• The request: Extract all lines from the data beneath that include the word "script".

• Record set:
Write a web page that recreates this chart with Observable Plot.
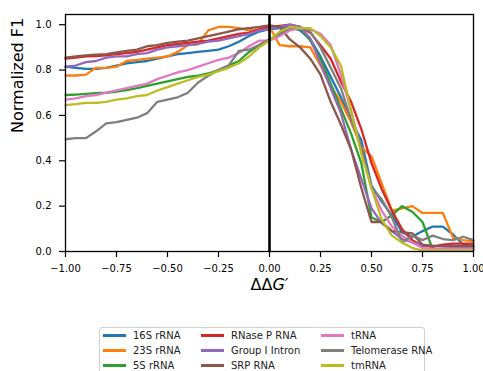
<!DOCTYPE html>
<html>
<head>
<meta charset="utf-8">
<script src="https://cdn.jsdelivr.net/npm/d3@7"></script>
<script src="https://cdn.jsdelivr.net/npm/@observablehq/plot@0.6"></script>
<style>
  body { margin: 0; background: #fff; font-family: "DejaVu Sans", sans-serif; }
  #legend {
    position: absolute; left: 99px; top: 327px;
    border: 1px solid #cfcfcf; border-radius: 3px;
    padding: 1px 8px 6px 3px;
    display: grid; grid-template-columns: 98px 120px 95px; row-gap: 2px;
    font-size: 10px; color: #222; background: #fff;
  }
  .item { display: flex; align-items: center; height: 13px; white-space: nowrap; }
  .sw { width: 23px; height: 3px; margin-right: 7px; flex: none; }
</style>
</head>
<body>
<div id="chart"></div>
<div id="legend"></div>
<script>
const xs = [-1,-0.95,-0.9,-0.85,-0.8,-0.75,-0.7,-0.65,-0.6,-0.55,-0.5,-0.45,-0.4,-0.35,-0.3,-0.25,-0.2,-0.15,-0.1,-0.05,0,0.05,0.1,0.15,0.2,0.25,0.3,0.35,0.4,0.45,0.5,0.55,0.6,0.65,0.7,0.75,0.8,0.85,0.9,0.95,1];

const names = ["16S rRNA","23S rRNA","5S rRNA","RNase P RNA","Group I Intron","SRP RNA","tRNA","Telomerase RNA","tmRNA"];
const colors = ["#1f77b4","#ff7f0e","#2ca02c","#d62728","#9467bd","#8c564b","#e377c2","#7f7f7f","#bcbd22"];

const s16S = [.815,.81,.805,.805,.81,.82,.83,.835,.84,.85,.86,.87,.875,.88,.885,.89,.905,.925,.95,.97,.98,.985,.99,.975,.935,.86,.77,.68,.58,.49,.29,.22,.16,.085,.065,.09,.11,.11,.075,.03,.025];
const s23S = [.776,.776,.78,.81,.81,.815,.84,.845,.85,.855,.86,.88,.91,.915,.975,.99,.99,.985,.975,.98,.99,.91,.905,.905,.90,.82,.73,.66,.57,.46,.42,.30,.18,.19,.20,.17,.17,.17,.06,.05,.045];
const s5S  = [.69,.692,.695,.698,.70,.705,.712,.72,.73,.74,.75,.76,.77,.775,.785,.80,.82,.84,.88,.91,.935,.955,.98,.985,.93,.85,.74,.63,.52,.39,.15,.13,.16,.20,.175,.13,.01,.01,.008,.008,.008];
const sRNaseP = [.85,.855,.86,.862,.865,.87,.875,.88,.89,.90,.91,.915,.92,.925,.93,.94,.95,.96,.965,.98,.99,.995,1.0,.99,.965,.91,.85,.75,.66,.54,.39,.275,.18,.098,.05,.025,.02,.03,.035,.035,.035];
const sGroupI = [.815,.82,.835,.84,.855,.86,.86,.87,.875,.89,.90,.905,.91,.915,.925,.93,.94,.95,.96,.975,.98,.99,1.0,.99,.94,.83,.72,.61,.45,.32,.19,.125,.09,.055,.04,.028,.025,.022,.02,.02,.02];
const sSRP = [.855,.86,.865,.868,.87,.878,.885,.89,.905,.91,.92,.925,.93,.94,.95,.96,.97,.98,.985,.99,.997,.99,.935,.90,.85,.78,.66,.56,.45,.28,.13,.13,.09,.085,.08,.03,.025,.025,.025,.025,.025];
const stRNA = [.67,.675,.685,.69,.70,.71,.72,.73,.74,.76,.775,.79,.80,.815,.83,.845,.855,.875,.905,.93,.93,.95,.975,.985,.98,.96,.91,.78,.62,.45,.28,.18,.11,.07,.04,.015,.012,.012,.012,.012,.012];
const sTelo = [.495,.50,.50,.53,.565,.57,.58,.59,.61,.66,.67,.68,.70,.745,.775,.80,.82,.885,.89,.91,.935,.96,.985,.99,.97,.90,.81,.72,.58,.46,.28,.23,.15,.04,.07,.05,.07,.055,.05,.065,.05];
const stm = [.645,.65,.655,.655,.66,.67,.675,.685,.69,.71,.725,.74,.755,.77,.78,.795,.81,.83,.86,.90,.93,.97,.99,.985,.985,.95,.90,.82,.62,.43,.28,.14,.07,.04,.015,.005,.005,.005,.005,.005,.005];

const series = [s16S, s23S, s5S, sRNaseP, sGroupI, sSRP, stRNA, sTelo, stm];
const xTicks = [-1,-0.75,-0.5,-0.25,0,0.25,0.5,0.75,1];
const yTicks = [0,0.2,0.4,0.6,0.8,1.0];

const rows = [];
series.forEach((s, i) => s.forEach((v, j) => rows.push({name: names[i], x: xs[j], y: v})));

const chart = Plot.plot({
  width: 483, height: 300,
  marginLeft: 65, marginRight: 10, marginTop: 14, marginBottom: 49,
  style: {fontFamily: "DejaVu Sans", fontSize: "10px", color: "#000", background: "#fff"},
  x: {domain: [-1, 1]},
  y: {domain: [0, 1.045]},
  color: {domain: names, range: colors},
  marks: [
    Plot.line(rows, {x: "x", y: "y", z: "name", stroke: "name", strokeWidth: 2.3, strokeLinejoin: "round"}),
    Plot.ruleX([0], {stroke: "black", strokeWidth: 2.6}),
    Plot.frame({stroke: "black", strokeWidth: 1.3}),
    Plot.axisX({ticks: xTicks, tickFormat: d3.format(".2f"), tickSize: 6, tickPadding: 7, strokeWidth: 1.2, label: null}),
    Plot.axisY({ticks: yTicks, tickFormat: d3.format(".1f"), tickSize: 6, tickPadding: 8, strokeWidth: 1.2, label: null}),
    Plot.text(["ΔΔG′"], {frameAnchor: "bottom", dy: 38, fontSize: 16, fill: "black"}),
    Plot.text(["Normalized F1"], {frameAnchor: "left", dx: -48, rotate: -90, fontSize: 16, fill: "black"})
  ]
});
document.getElementById("chart").appendChild(chart);

// italic G in the x label
d3.select(chart).selectAll("text").each(function() {
  if (this.textContent === "ΔΔG′") {
    const t = d3.select(this);
    const tspanHost = t.selectAll("tspan").size() ? t.select("tspan") : t;
    tspanHost.text(null);
    tspanHost.append("tspan").text("ΔΔ");
    tspanHost.append("tspan").attr("font-style", "italic").text("G′");
  }
});

const legend = document.getElementById("legend");
const order = [0, 3, 6, 1, 4, 7, 2, 5, 8];
order.forEach(i => {
  const d = document.createElement("div");
  d.className = "item";
  d.innerHTML = `<span class="sw" style="background:${colors[i]}"></span><span>${names[i]}</span>`;
  legend.appendChild(d);
});
</script>
</body>
</html>
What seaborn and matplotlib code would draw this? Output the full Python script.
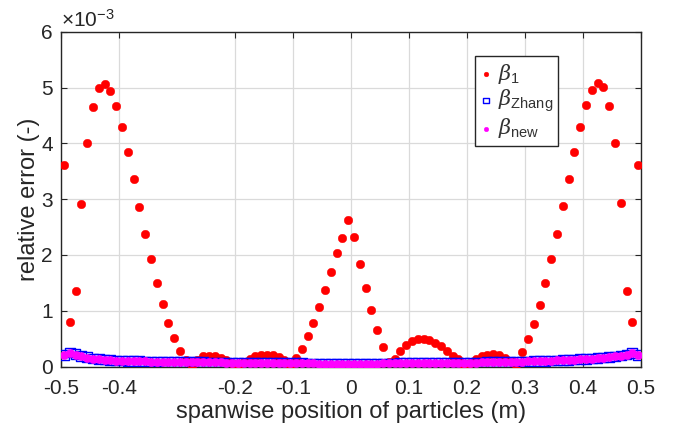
import numpy as np
import pandas as pd
import matplotlib
matplotlib.use("Agg")
import matplotlib.pyplot as plt
import seaborn as sns

# Spanwise particle positions (m), 100 evenly spaced cells
position = np.round(np.arange(-0.495, 0.5, 0.01), 3)

# Relative errors, in units of 1e-3
beta_1 = [
    3.61, 0.79, 1.36, 2.92, 4.00, 4.66, 4.99, 5.07, 4.94, 4.67,
    4.29, 3.85, 3.36, 2.86, 2.38, 1.92, 1.50, 1.12, 0.78, 0.51,
    0.27, 0.12, 0.00, 0.12, 0.18, 0.19, 0.19, 0.16, 0.12, 0.06,
    0.00, 0.08, 0.14, 0.19, 0.20, 0.21, 0.20, 0.17, 0.11, 0.00,
    0.15, 0.32, 0.54, 0.78, 1.07, 1.38, 1.70, 2.03, 2.30, 2.62,
    2.32, 1.84, 1.41, 1.02, 0.66, 0.35, 0.08, 0.13, 0.27, 0.38,
    0.46, 0.49, 0.50, 0.47, 0.42, 0.36, 0.28, 0.19, 0.13, 0.00,
    0.06, 0.13, 0.18, 0.21, 0.22, 0.20, 0.16, 0.09, 0.03, 0.26,
    0.49, 0.77, 1.11, 1.49, 1.92, 2.38, 2.87, 3.37, 3.85, 4.30,
    4.69, 4.96, 5.09, 5.01, 4.67, 4.01, 2.93, 1.36, 0.79, 3.61,
]

beta_zhang = [
    0.21, 0.25, 0.22, 0.19, 0.165, 0.145, 0.135, 0.125, 0.115, 0.11,
    0.105, 0.10, 0.098, 0.094, 0.092, 0.09, 0.088, 0.085, 0.083, 0.082,
    0.080, 0.079, 0.078, 0.077, 0.076, 0.075, 0.074, 0.073, 0.072, 0.071,
    0.071, 0.070, 0.069, 0.068, 0.067, 0.066, 0.065, 0.064, 0.063, 0.062,
    0.061, 0.059, 0.057, 0.056, 0.054, 0.053, 0.052, 0.051, 0.051, 0.051,
    0.051, 0.051, 0.052, 0.053, 0.054, 0.055, 0.056, 0.057, 0.058, 0.059,
    0.060, 0.061, 0.062, 0.063, 0.064, 0.065, 0.066, 0.067, 0.068, 0.069,
    0.071, 0.072, 0.074, 0.076, 0.078, 0.080, 0.082, 0.084, 0.086, 0.089,
    0.091, 0.094, 0.097, 0.101, 0.105, 0.109, 0.113, 0.118, 0.123, 0.129,
    0.135, 0.142, 0.150, 0.159, 0.170, 0.182, 0.197, 0.215, 0.245, 0.205,
]

beta_new = [
    0.20, 0.24, 0.21, 0.18, 0.16, 0.14, 0.13, 0.12, 0.11, 0.105,
    0.10, 0.10, 0.095, 0.09, 0.09, 0.088, 0.085, 0.083, 0.08, 0.08,
    0.078, 0.077, 0.076, 0.075, 0.074, 0.073, 0.072, 0.072, 0.071, 0.070,
    0.070, 0.069, 0.068, 0.067, 0.066, 0.065, 0.064, 0.063, 0.062, 0.061,
    0.060, 0.058, 0.056, 0.055, 0.053, 0.052, 0.051, 0.050, 0.050, 0.050,
    0.050, 0.050, 0.051, 0.052, 0.053, 0.054, 0.055, 0.056, 0.057, 0.058,
    0.059, 0.060, 0.061, 0.062, 0.063, 0.064, 0.065, 0.066, 0.067, 0.068,
    0.070, 0.071, 0.073, 0.075, 0.077, 0.079, 0.081, 0.083, 0.085, 0.088,
    0.090, 0.093, 0.096, 0.100, 0.104, 0.108, 0.112, 0.117, 0.122, 0.128,
    0.134, 0.141, 0.149, 0.158, 0.168, 0.180, 0.195, 0.210, 0.240, 0.200,
]

x_ticks = [-0.5, -0.4, -0.2, -0.1, 0, 0.1, 0.2, 0.3, 0.4, 0.5]
x_tick_labels = ["-0.5", "-0.4", "-0.2", "-0.1", "0", "0.1", "0.2", "0.3", "0.4", "0.5"]
y_ticks = [0, 1, 2, 3, 4, 5, 6]

df = pd.DataFrame({
    "position": position,
    "beta_1": beta_1,
    "beta_zhang": beta_zhang,
    "beta_new": beta_new,
})

sns.set_style("ticks")
plt.rcParams["font.family"] = ["Liberation Sans", "DejaVu Sans"]
plt.rcParams["mathtext.fontset"] = "custom"
plt.rcParams["mathtext.rm"] = "Liberation Sans"
plt.rcParams["mathtext.it"] = "DejaVu Serif:italic"
plt.rcParams["axes.unicode_minus"] = False

fig = plt.figure(figsize=(6.78, 4.25), dpi=100)
ax = fig.add_axes([61 / 678, 1 - 366.5 / 425, 580 / 678, 334.5 / 425])

sns.scatterplot(data=df, x="position", y="beta_1", ax=ax, marker="o", s=38,
                color="#ff0000", edgecolor="#ff0000", linewidth=0.3,
                label=r"$\beta_{\mathrm{1}}$", zorder=3)
sns.scatterplot(data=df, x="position", y="beta_zhang", ax=ax, marker="s", s=48,
                color="#0000ff", facecolor="none", edgecolor="#0000ff", linewidth=1.0,
                label=r"$\beta_{\mathrm{Zhang}}$", zorder=4)
sns.scatterplot(data=df, x="position", y="beta_new", ax=ax, marker="o", s=36,
                color="#ff00ff", edgecolor="#ff00ff", linewidth=0.3,
                label=r"$\beta_{\mathrm{new}}$", zorder=5)

ax.set_xlim(-0.5, 0.5)
ax.set_ylim(0, 6)
ax.set_xticks(x_ticks)
ax.set_xticklabels(x_tick_labels)
ax.set_yticks(y_ticks)
ax.set_yticklabels([str(v) for v in y_ticks])

ax.grid(True, color="#dadada", linewidth=0.9)
ax.set_axisbelow(True)
for side in ["top", "right", "left", "bottom"]:
    ax.spines[side].set_visible(True)
    ax.spines[side].set_color("#262626")
    ax.spines[side].set_linewidth(1.0)
ax.tick_params(direction="in", length=4, width=0.8, color="#262626",
               labelsize=15, labelcolor="#262626", top=True, right=True)
ax.tick_params(axis="x", pad=9)
ax.tick_params(axis="y", pad=6)

ax.set_xlabel("spanwise position of particles (m)", fontsize=17, color="#262626", labelpad=2)
ax.set_ylabel("relative error (-)", fontsize=17, color="#262626", labelpad=1)

ax.text(0.0, 1.005, r"$\times$10$^{\mathrm{-3}}$", transform=ax.transAxes,
        ha="left", va="bottom", fontsize=15, color="#262626")

leg = ax.legend(loc="upper right", bbox_to_anchor=(0.857, 0.927), borderaxespad=0,
                fontsize=15, frameon=True, fancybox=False, framealpha=1,
                edgecolor="#262626", borderpad=0.25, handletextpad=0.25,
                labelspacing=0.1, handlelength=0.6, markerscale=0.55)
leg.get_frame().set_linewidth(1.0)
for t in leg.get_texts():
    t.set_color("#333333")

fig.savefig("out.png", dpi=100)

• Exercise answer:
<script src="https://cdn.jsdelivr.net/npm/d3@7"></script>
<script src="https://cdn.jsdelivr.net/npm/@observablehq/plot@0.6"></script>
<script>
</script>
What seaborn and matplotlib code would draw this? Output the full Python script.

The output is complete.